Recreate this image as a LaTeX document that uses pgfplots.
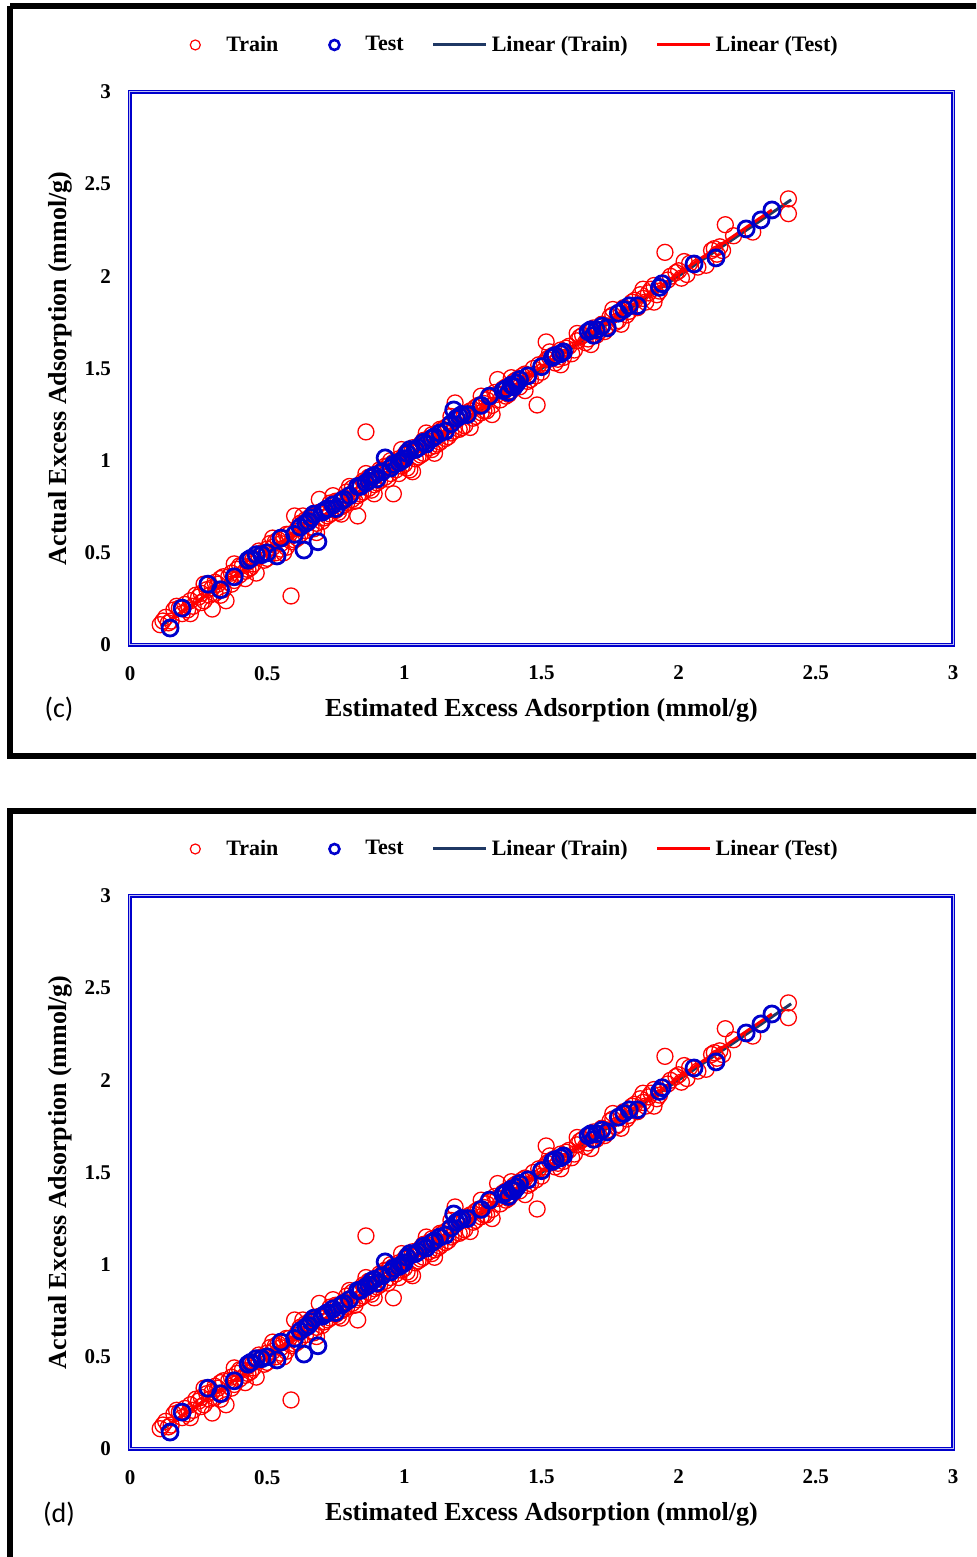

+---+

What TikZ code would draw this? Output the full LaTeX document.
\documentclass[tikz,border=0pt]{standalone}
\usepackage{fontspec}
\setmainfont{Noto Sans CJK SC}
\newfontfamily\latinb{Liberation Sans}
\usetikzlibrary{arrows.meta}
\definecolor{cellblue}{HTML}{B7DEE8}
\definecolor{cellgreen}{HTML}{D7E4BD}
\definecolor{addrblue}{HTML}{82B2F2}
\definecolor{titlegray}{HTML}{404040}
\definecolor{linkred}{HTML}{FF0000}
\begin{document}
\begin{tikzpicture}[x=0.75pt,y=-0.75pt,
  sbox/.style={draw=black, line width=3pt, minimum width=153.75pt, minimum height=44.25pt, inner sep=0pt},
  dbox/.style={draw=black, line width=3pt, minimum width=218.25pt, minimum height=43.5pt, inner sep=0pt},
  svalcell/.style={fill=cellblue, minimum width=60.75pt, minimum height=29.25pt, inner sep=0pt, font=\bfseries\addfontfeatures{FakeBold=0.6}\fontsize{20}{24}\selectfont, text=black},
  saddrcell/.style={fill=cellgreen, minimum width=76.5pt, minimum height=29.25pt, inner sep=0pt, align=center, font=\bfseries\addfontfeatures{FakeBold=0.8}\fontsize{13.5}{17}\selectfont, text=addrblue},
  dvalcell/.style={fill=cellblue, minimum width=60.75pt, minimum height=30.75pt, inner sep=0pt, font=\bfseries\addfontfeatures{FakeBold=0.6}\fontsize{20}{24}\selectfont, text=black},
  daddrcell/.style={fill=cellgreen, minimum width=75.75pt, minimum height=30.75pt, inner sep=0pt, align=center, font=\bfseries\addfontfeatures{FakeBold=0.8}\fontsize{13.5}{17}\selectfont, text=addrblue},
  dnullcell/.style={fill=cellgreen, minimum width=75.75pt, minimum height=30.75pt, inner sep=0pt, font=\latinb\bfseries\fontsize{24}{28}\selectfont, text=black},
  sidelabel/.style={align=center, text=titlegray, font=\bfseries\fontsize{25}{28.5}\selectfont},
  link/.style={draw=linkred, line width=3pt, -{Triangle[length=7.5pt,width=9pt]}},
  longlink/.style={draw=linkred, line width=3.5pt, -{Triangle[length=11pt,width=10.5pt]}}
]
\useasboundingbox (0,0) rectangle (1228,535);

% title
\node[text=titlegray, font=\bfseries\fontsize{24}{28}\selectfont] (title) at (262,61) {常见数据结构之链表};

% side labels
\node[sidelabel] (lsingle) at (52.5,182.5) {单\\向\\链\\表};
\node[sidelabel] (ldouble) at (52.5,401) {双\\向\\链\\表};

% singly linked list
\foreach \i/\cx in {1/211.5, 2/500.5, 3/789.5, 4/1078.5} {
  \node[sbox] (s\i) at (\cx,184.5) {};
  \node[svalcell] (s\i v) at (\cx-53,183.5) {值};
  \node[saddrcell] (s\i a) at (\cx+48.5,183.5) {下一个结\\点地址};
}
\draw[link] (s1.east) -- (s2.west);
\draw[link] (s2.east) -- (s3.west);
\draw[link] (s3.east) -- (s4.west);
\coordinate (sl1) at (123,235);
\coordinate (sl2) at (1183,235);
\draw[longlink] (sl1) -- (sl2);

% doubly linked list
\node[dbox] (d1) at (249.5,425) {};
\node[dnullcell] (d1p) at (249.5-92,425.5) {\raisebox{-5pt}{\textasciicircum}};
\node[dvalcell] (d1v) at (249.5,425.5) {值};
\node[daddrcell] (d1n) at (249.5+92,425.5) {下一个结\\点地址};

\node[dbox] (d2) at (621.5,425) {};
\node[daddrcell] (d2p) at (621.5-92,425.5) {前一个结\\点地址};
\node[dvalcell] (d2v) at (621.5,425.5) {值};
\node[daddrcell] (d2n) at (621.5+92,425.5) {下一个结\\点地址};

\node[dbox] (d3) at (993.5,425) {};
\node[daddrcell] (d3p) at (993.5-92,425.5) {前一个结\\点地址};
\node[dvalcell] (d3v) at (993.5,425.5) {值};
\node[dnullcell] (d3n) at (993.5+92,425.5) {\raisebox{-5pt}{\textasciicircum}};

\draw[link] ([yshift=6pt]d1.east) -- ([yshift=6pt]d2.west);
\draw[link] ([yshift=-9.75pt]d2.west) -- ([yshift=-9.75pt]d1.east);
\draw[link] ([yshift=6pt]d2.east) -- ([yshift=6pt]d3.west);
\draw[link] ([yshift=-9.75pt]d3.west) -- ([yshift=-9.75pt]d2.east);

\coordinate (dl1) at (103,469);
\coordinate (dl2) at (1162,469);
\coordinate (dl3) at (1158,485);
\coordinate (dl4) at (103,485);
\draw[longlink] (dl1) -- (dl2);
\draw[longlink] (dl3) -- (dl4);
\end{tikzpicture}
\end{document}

+---+

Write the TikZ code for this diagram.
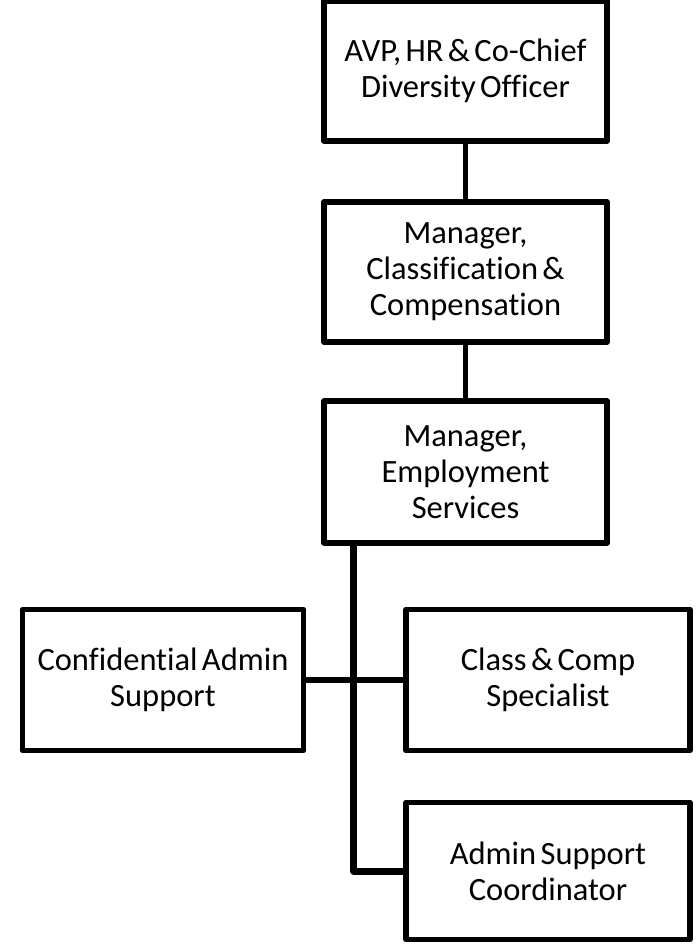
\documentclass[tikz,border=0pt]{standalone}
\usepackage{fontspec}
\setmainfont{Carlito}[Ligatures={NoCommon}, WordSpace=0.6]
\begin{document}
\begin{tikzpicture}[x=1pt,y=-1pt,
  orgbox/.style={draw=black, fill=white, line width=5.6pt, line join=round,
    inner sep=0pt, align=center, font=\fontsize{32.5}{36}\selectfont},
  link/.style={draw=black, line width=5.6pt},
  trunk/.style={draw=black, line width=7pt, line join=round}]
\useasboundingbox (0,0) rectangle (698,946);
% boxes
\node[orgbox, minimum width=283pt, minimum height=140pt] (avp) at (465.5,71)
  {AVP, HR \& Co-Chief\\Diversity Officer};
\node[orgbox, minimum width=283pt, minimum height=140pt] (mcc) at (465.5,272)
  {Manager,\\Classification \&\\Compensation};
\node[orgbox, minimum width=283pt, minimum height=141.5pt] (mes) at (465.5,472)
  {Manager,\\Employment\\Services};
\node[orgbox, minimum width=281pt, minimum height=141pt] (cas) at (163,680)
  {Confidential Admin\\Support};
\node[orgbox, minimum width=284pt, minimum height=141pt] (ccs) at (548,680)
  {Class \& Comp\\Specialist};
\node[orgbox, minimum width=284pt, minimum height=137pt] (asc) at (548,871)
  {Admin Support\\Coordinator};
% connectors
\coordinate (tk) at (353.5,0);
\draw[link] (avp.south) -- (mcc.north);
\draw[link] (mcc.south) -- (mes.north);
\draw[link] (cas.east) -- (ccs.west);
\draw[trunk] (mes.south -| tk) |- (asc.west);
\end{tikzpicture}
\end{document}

+---+

| Your goal |
Copy each line that holds the word "code".

| Output for this exercise |
What TikZ code would draw this? Output the full LaTeX document.
Write the TikZ code for this diagram.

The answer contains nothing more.